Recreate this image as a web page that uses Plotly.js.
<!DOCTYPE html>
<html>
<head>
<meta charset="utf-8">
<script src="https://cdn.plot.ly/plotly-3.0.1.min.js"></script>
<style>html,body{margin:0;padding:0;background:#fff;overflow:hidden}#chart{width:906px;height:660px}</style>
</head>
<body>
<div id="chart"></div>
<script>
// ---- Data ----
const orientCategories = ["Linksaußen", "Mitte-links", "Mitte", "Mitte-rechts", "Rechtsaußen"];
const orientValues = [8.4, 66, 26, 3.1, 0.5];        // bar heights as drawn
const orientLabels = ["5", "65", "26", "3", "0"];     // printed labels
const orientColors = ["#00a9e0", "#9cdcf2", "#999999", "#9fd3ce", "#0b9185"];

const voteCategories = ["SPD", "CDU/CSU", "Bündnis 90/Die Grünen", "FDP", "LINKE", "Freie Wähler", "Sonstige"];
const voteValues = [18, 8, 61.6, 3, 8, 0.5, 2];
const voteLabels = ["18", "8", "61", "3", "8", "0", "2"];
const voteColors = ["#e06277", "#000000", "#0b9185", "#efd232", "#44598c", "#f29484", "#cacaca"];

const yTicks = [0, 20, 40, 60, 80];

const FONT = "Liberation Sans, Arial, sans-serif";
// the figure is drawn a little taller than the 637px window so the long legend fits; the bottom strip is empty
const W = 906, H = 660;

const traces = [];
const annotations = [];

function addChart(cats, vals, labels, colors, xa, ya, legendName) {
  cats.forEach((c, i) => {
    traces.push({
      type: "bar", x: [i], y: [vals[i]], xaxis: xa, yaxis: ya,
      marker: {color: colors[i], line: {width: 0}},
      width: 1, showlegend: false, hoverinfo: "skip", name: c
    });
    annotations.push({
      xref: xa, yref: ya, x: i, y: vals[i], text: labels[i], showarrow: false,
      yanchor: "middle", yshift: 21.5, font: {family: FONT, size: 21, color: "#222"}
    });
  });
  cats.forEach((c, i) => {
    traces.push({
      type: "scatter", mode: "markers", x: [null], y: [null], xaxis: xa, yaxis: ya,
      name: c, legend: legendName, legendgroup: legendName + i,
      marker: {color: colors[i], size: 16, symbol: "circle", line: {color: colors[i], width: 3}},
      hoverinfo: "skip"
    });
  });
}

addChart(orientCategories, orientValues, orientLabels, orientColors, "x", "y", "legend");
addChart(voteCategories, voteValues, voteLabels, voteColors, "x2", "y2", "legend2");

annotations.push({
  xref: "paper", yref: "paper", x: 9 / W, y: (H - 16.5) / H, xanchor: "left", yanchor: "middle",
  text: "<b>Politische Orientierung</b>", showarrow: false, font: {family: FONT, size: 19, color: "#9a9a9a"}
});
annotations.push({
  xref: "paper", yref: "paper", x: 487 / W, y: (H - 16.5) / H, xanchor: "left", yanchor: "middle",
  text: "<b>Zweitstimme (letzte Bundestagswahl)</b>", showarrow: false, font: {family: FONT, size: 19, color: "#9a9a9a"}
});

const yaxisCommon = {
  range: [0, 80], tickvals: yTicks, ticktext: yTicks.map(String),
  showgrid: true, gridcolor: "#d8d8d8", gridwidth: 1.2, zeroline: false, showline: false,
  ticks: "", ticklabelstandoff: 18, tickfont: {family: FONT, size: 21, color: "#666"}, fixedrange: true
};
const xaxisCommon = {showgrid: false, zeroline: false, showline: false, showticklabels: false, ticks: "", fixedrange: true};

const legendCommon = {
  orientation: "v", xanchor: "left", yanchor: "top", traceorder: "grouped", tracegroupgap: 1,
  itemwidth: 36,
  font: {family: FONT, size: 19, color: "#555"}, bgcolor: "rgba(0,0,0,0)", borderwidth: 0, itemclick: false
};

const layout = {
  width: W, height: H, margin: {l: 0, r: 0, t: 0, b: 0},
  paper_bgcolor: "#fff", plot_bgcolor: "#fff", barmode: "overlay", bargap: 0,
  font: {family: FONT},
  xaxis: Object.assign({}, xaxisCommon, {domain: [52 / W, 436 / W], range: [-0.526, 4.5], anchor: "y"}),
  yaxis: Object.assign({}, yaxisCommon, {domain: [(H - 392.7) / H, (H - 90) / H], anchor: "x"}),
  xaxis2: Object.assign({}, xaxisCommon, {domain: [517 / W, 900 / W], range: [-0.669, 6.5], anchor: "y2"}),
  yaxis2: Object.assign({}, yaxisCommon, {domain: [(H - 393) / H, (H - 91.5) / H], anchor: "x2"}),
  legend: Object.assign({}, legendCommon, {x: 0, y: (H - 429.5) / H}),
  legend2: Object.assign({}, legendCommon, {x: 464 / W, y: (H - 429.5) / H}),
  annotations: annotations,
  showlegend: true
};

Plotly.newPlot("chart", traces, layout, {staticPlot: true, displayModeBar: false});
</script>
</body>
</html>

* * * * * * * * *

PROBLEM TO WORK ON >>
From the first line of the data through the line with "const annotations = [];", quote each line exactly and add nothing else.

COMPLETE ANSWER >>
Recreate this image as a web page that uses Plotly.js.
<!DOCTYPE html>
<html>
<head>
<meta charset="utf-8">
<script src="https://cdn.plot.ly/plotly-3.0.1.min.js"></script>
<style>html,body{margin:0;padding:0;background:#fff;overflow:hidden}#chart{width:906px;height:660px}</style>
</head>
<body>
<div id="chart"></div>
<script>
// ---- Data ----
const orientCategories = ["Linksaußen", "Mitte-links", "Mitte", "Mitte-rechts", "Rechtsaußen"];
const orientValues = [8.4, 66, 26, 3.1, 0.5];        // bar heights as drawn
const orientLabels = ["5", "65", "26", "3", "0"];     // printed labels
const orientColors = ["#00a9e0", "#9cdcf2", "#999999", "#9fd3ce", "#0b9185"];

const voteCategories = ["SPD", "CDU/CSU", "Bündnis 90/Die Grünen", "FDP", "LINKE", "Freie Wähler", "Sonstige"];
const voteValues = [18, 8, 61.6, 3, 8, 0.5, 2];
const voteLabels = ["18", "8", "61", "3", "8", "0", "2"];
const voteColors = ["#e06277", "#000000", "#0b9185", "#efd232", "#44598c", "#f29484", "#cacaca"];

const yTicks = [0, 20, 40, 60, 80];

const FONT = "Liberation Sans, Arial, sans-serif";
// the figure is drawn a little taller than the 637px window so the long legend fits; the bottom strip is empty
const W = 906, H = 660;

const traces = [];
const annotations = [];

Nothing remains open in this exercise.